#### TASK GOAL
Reproduce exactly the lines below, from the first one through the line containing "import * as d3 from 'd3';", and omit any pictures.

======== PROVIDED MATERIAL

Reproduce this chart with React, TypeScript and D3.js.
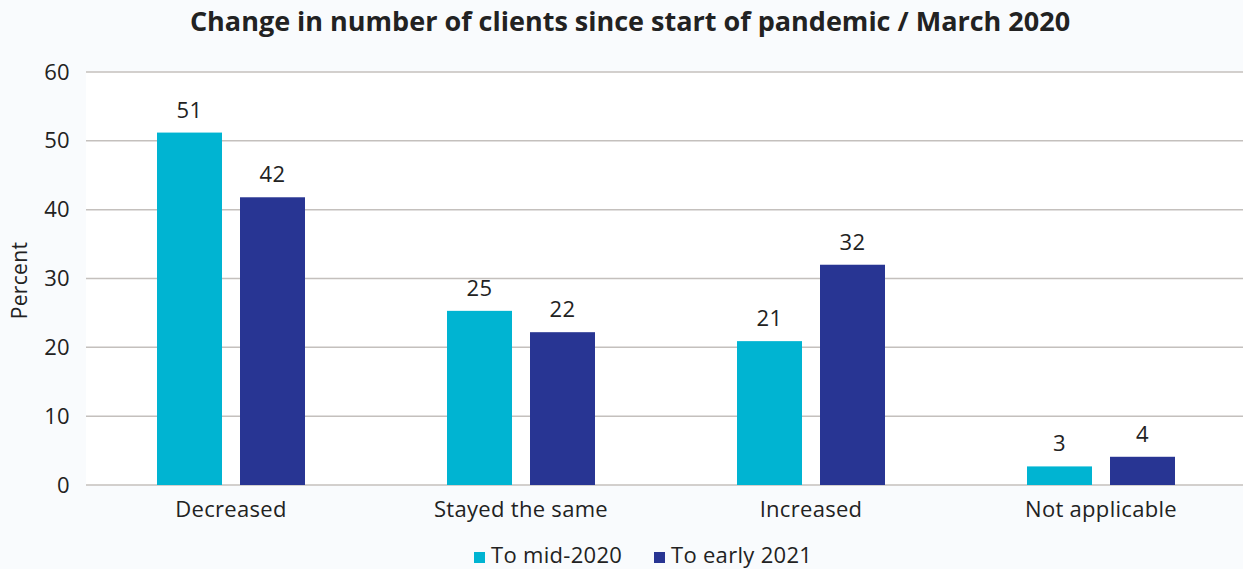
import React, { useEffect, useRef } from 'react';
import * as d3 from 'd3';

const categories = ['Decreased', 'Stayed the same', 'Increased', 'Not applicable'];
const seriesNames = ['To mid-2020', 'To early 2021'];
const mid2020 = [51.2, 25.3, 20.9, 2.7];
const early2021 = [41.8, 22.2, 32.0, 4.1];
const labelsMid = ['51', '25', '21', '3'];
const labelsEarly = ['42', '22', '32', '4'];
const yTicks = [0, 10, 20, 30, 40, 50, 60];
const colors = ['#00b4d2', '#283593'];

const W = 1243;
const H = 569;
const FONT = '"Open Sans", Lato, sans-serif';

const App: React.FC = () => {
  const svgRef = useRef<SVGSVGElement>(null);

  useEffect(() => {
    if (!svgRef.current) return;
    const svg = d3.select(svgRef.current);
    svg.selectAll('*').remove();

    const left = 86, right = 1243, top = 72, bottom = 485;

    svg.append('rect').attr('width', W).attr('height', H).attr('fill', '#f9fbfd');
    svg.append('rect')
      .attr('x', left).attr('y', top)
      .attr('width', right - left).attr('height', bottom - top)
      .attr('fill', '#ffffff');

    const x = d3.scaleBand<string>().domain(categories).range([left, right + 3]);
    const y = d3.scaleLinear().domain([0, 60]).range([bottom, top]);

    const txt = (sel: any, size = 22) =>
      sel.style('font-family', FONT)
        .style('font-size', `${size}px`)
        .style('letter-spacing', '0.3px')
        .style('fill', '#222');

    // gridlines
    svg.append('g')
      .selectAll('line')
      .data(yTicks)
      .enter()
      .append('line')
      .attr('x1', left).attr('x2', right)
      .attr('y1', d => y(d)).attr('y2', d => y(d))
      .attr('stroke', '#c4c0bd')
      .attr('stroke-width', 1.5);

    // y tick labels
    txt(svg.append('g')
      .selectAll('text')
      .data(yTicks)
      .enter()
      .append('text')
      .attr('x', 70)
      .attr('y', d => y(d) + 7.5)
      .attr('text-anchor', 'end')
      .text(d => String(d)));

    // y axis title
    txt(svg.append('text')
      .attr('transform', `translate(27,${(top + bottom) / 2 + 2}) rotate(-90)`)
      .attr('text-anchor', 'middle')
      .text('Percent'), 21);

    const barW = 65;
    const gap = 18;
    const series = [mid2020, early2021];
    const labels = [labelsMid, labelsEarly];

    series.forEach((vals, si) => {
      const offset = si === 0 ? -(gap / 2 + barW) : gap / 2;
      const g = svg.append('g');
      g.selectAll('rect')
        .data(vals)
        .enter()
        .append('rect')
        .attr('x', (_, i) => (x(categories[i]) as number) + x.bandwidth() / 2 + offset)
        .attr('y', d => y(d))
        .attr('width', barW)
        .attr('height', d => bottom - y(d))
        .attr('fill', colors[si]);
      txt(g.selectAll('text')
        .data(vals)
        .enter()
        .append('text')
        .attr('x', (_, i) => (x(categories[i]) as number) + x.bandwidth() / 2 + offset + barW / 2)
        .attr('y', d => y(d) - 15)
        .attr('text-anchor', 'middle')
        .text((_, i) => labels[si][i]));
    });

    // category labels
    txt(svg.append('g')
      .selectAll('text')
      .data(categories)
      .enter()
      .append('text')
      .attr('x', d => (x(d) as number) + x.bandwidth() / 2)
      .attr('y', 517)
      .attr('text-anchor', 'middle')
      .text(d => d));

    // title
    svg.append('text')
      .attr('x', 630)
      .attr('y', 31)
      .attr('text-anchor', 'middle')
      .style('font-family', FONT)
      .style('font-size', '27px')
      .style('font-weight', 'bold')
      .style('fill', '#222')
      .text('Change in number of clients since start of pandemic / March 2020');

    // legend
    const legendX = [474, 654];
    seriesNames.forEach((name, i) => {
      svg.append('rect')
        .attr('x', legendX[i]).attr('y', 552)
        .attr('width', 11).attr('height', 11)
        .attr('fill', colors[i]);
      txt(svg.append('text')
        .attr('x', legendX[i] + 17)
        .attr('y', 563)
        .text(name));
    });
  }, []);

  return <svg ref={svgRef} width={W} height={H} style={{ display: 'block', position: 'absolute', left: 0, top: 0 }} />;
};

export default App;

================

#### FINISHED EXERCISE
Reproduce this chart with React, TypeScript and D3.js.
import React, { useEffect, useRef } from 'react';
import * as d3 from 'd3';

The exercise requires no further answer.